At university I studied french and business, spending a year living and working abroad. My time in France highlighted just how important effective communication is, and in particular, how one size does not fit all.
A memorable assignment from my degree was about the accuracy of online translation engines. It was at the time when free online translation sites like Babelfish were emerging. The assignment asked us to analyse the accuracy, efficiency and reliability of these sites.
My answer was a resounding ‘No’.
Whilst the reliability of online translation sites has improved massively over the years, the conclusion I reached still stands today: I don’t believe computers can write to the same standard as humans.
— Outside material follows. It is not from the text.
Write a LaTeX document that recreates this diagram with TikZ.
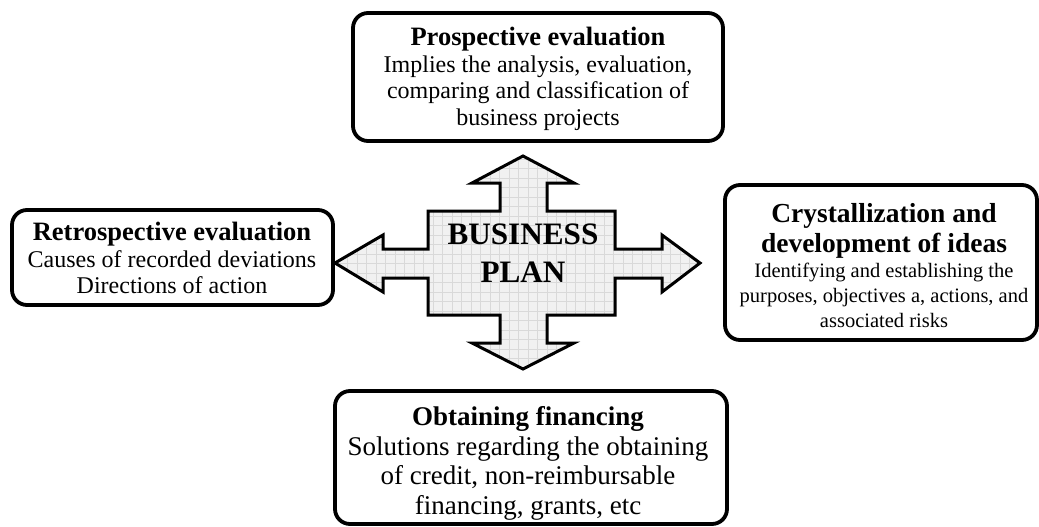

There are three reasons why:
Feed a computer with facts, statistics and information and yes, it probably could produce a coherent piece of writing. Their effectiveness at analysing and summarising data is not up for debate. However, as my investigation into online translation engines proved, a machine will never truly understand the context and appropriateness for the intended audience like a person can. Information is always open to interpretation so understanding your audience and reading around your subject is essential to getting your point across.
I’ve been listening to the soundtrack from La La Land whilst writing this. Every song evokes a memory of watching the film, the crescendos leaving a lump in my throat and the upbeat tracks bringing a smile to my face as I recall scenes from the movie. Think back to when a blog left you with similar feelings and how connected to the author you felt. Could a computer really bring that same level of emotional intelligence to a piece of writing?
Every one of us has a memory bank full of personal experiences and stories to share. Drawing on these experiences is key to capturing and engaging your audience. We don’t need to receive a ‘file upload ‘to call on our memories and pass them on to our reader. Only people can create messages that resonate with the people we want to relate to. Telling stories captures both the heart and mind of your reader, and if you’re blogging for business, that could signal the start of a lasting relationship.
So readers, over to you... Can you see a time when bloggers will be redundant and computers rule the blogosphere, or are real life bloggers here to stay?